::: Data provided :::
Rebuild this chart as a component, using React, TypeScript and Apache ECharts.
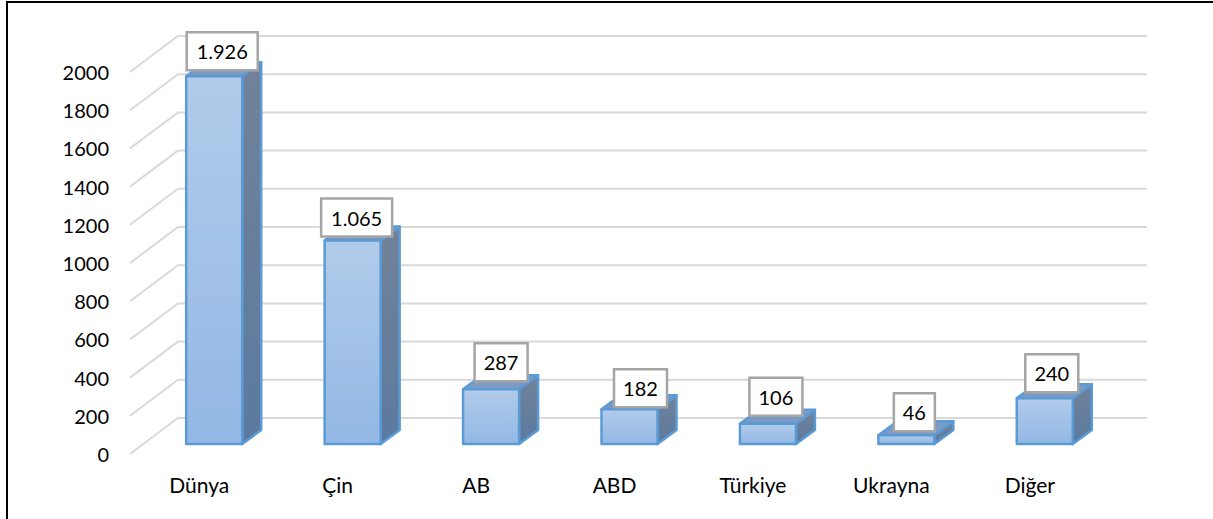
import React, { useEffect, useRef } from "react";
import * as echarts from "echarts";

const categories = ["Dünya", "Çin", "AB", "ABD", "Türkiye", "Ukrayna", "Diğer"];
const values = [1926, 1065, 287, 182, 106, 46, 240];
const labels = ["1.926", "1.065", "287", "182", "106", "46", "240"];
const ticks = [0, 200, 400, 600, 800, 1000, 1200, 1400, 1600, 1800, 2000];
const labelNudgeX = [0, -4, 2, 3, 0, 0, -1];
const labelNudgeY = [-1, 1, -3, 3, -3, 1, -1];

const FONT = "Lato";
const WALL_DX = 48;
const WALL_DY = 36;
const BAR_W = 56;
const BAR_SHIFT_X = 15;
const BAR_SHIFT_Y = -10;
const SIDE_DX = 19;
const SIDE_DY = 14;
const EDGE = "#5b9bd5";

export default function App() {
  const ref = useRef<HTMLDivElement>(null);
  useEffect(() => {
    const chart = echarts.init(ref.current!, undefined, { renderer: "svg" });
    const vGrad = (a: string, b: string) =>
      new echarts.graphic.LinearGradient(0, 0, 0, 1, [
        { offset: 0, color: a },
        { offset: 1, color: b },
      ]);
    chart.setOption({
      animation: false,
      backgroundColor: "#ffffff",
      grid: { left: 130, right: 114, top: 72, bottom: 65, containLabel: false },
      xAxis: {
        type: "category",
        data: categories,
        axisLine: { show: false },
        axisTick: { show: false },
        axisLabel: { color: "#000", fontFamily: FONT, fontSize: 21, margin: 20 },
      },
      yAxis: {
        type: "value",
        min: 0,
        max: 2000,
        interval: 200,
        splitLine: { show: false },
        axisLine: { show: false },
        axisTick: { show: false },
        axisLabel: { color: "#000", fontFamily: FONT, fontSize: 20, margin: 21, padding: [2, 0, 0, 0], formatter: (v: number) => String(v) },
      },
      graphic: [
        {
          type: "rect",
          silent: true,
          z: 100,
          shape: { x: 7, y: 2, width: 1300, height: 600 },
          style: { fill: "none", stroke: "#000", lineWidth: 2 },
        },
      ],
      series: [
        {
          type: "custom",
          name: "walls",
          coordinateSystem: "cartesian2d",
          data: ticks.map((t) => [0, t]),
          encode: { x: 0, y: 1 },
          z: 1,
          silent: true,
          renderItem: (params: any, api: any) => {
            const cs = params.coordSys;
            const y = api.coord([0, api.value(1)])[1];
            return {
              type: "polyline",
              shape: {
                points: [
                  [cs.x, y],
                  [cs.x + WALL_DX, y - WALL_DY],
                  [cs.x + cs.width + WALL_DX, y - WALL_DY],
                ],
              },
              style: { fill: "none", stroke: "#d9d9d9", lineWidth: 2 },
            };
          },
        },
        {
          type: "custom",
          name: "bars",
          coordinateSystem: "cartesian2d",
          data: values.map((v, i) => [i, v]),
          encode: { x: 0, y: 1 },
          z: 2,
          clip: false,
          silent: true,
          renderItem: (_: any, api: any) => {
            const i = api.value(0);
            const v = api.value(1);
            const top = api.coord([i, v]);
            const base = api.coord([i, 0]);
            const x0 = top[0] + BAR_SHIFT_X - BAR_W / 2;
            const x1 = x0 + BAR_W;
            const yT = top[1] + BAR_SHIFT_Y;
            const yB = base[1] + BAR_SHIFT_Y;
            const edge = { stroke: EDGE, lineWidth: 2.5, lineJoin: "round" };
            return {
              type: "group",
              children: [
                {
                  type: "polygon",
                  shape: { points: [[x1, yT], [x1 + SIDE_DX, yT - SIDE_DY], [x1 + SIDE_DX, yB - SIDE_DY], [x1, yB]] },
                  style: { fill: vGrad("#718299", "#5b7a9f"), ...edge },
                },
                {
                  type: "polygon",
                  shape: { points: [[x0, yT], [x0 + SIDE_DX, yT - SIDE_DY], [x1 + SIDE_DX, yT - SIDE_DY], [x1, yT]] },
                  style: { fill: "#7c9ac4", ...edge },
                },
                {
                  type: "rect",
                  shape: { x: x0, y: yT, width: BAR_W, height: yB - yT },
                  style: { fill: vGrad("#b1cbea", "#93b8e5"), ...edge },
                },
              ],
            };
          },
        },
        {
          type: "custom",
          name: "labels",
          coordinateSystem: "cartesian2d",
          data: values.map((v, i) => [i, v]),
          encode: { x: 0, y: 1 },
          z: 3,
          clip: false,
          silent: true,
          renderItem: (p: any, api: any) => {
            const i = api.value(0);
            const top = api.coord([i, api.value(1)]);
            const txt = labels[p.dataIndex];
            const w = txt.length > 3 ? 71 : txt.length > 2 ? 53 : 41;
            const cx = top[0] + BAR_SHIFT_X + 8 + labelNudgeX[p.dataIndex];
            const h = 38;
            const yB = top[1] + BAR_SHIFT_Y - 5 + labelNudgeY[p.dataIndex];
            return {
              type: "group",
              children: [
                {
                  type: "rect",
                  shape: { x: cx - w / 2, y: yB - h, width: w, height: h },
                  style: { fill: "#ffffff", stroke: "#a5a5a5", lineWidth: 2.5 },
                },
                {
                  type: "text",
                  x: cx,
                  y: yB - h / 2,
                  style: { text: txt, fill: "#000", font: `20px ${FONT}`, textAlign: "center", textVerticalAlign: "middle" },
                },
              ],
            };
          },
        },
      ],
    });
    return () => chart.dispose();
  }, []);
  return <div ref={ref} style={{ position: "fixed", left: 0, top: 0, width: 1213, height: 519 }} />;
}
:::
Work instructions
Your task is to return the lines above, from the first one up to and including the line containing "import * as", minus any pictures.

Answer for the task
Rebuild this chart as a component, using React, TypeScript and Apache ECharts.
import React, { useEffect, useRef } from "react";
import * as echarts from "echarts";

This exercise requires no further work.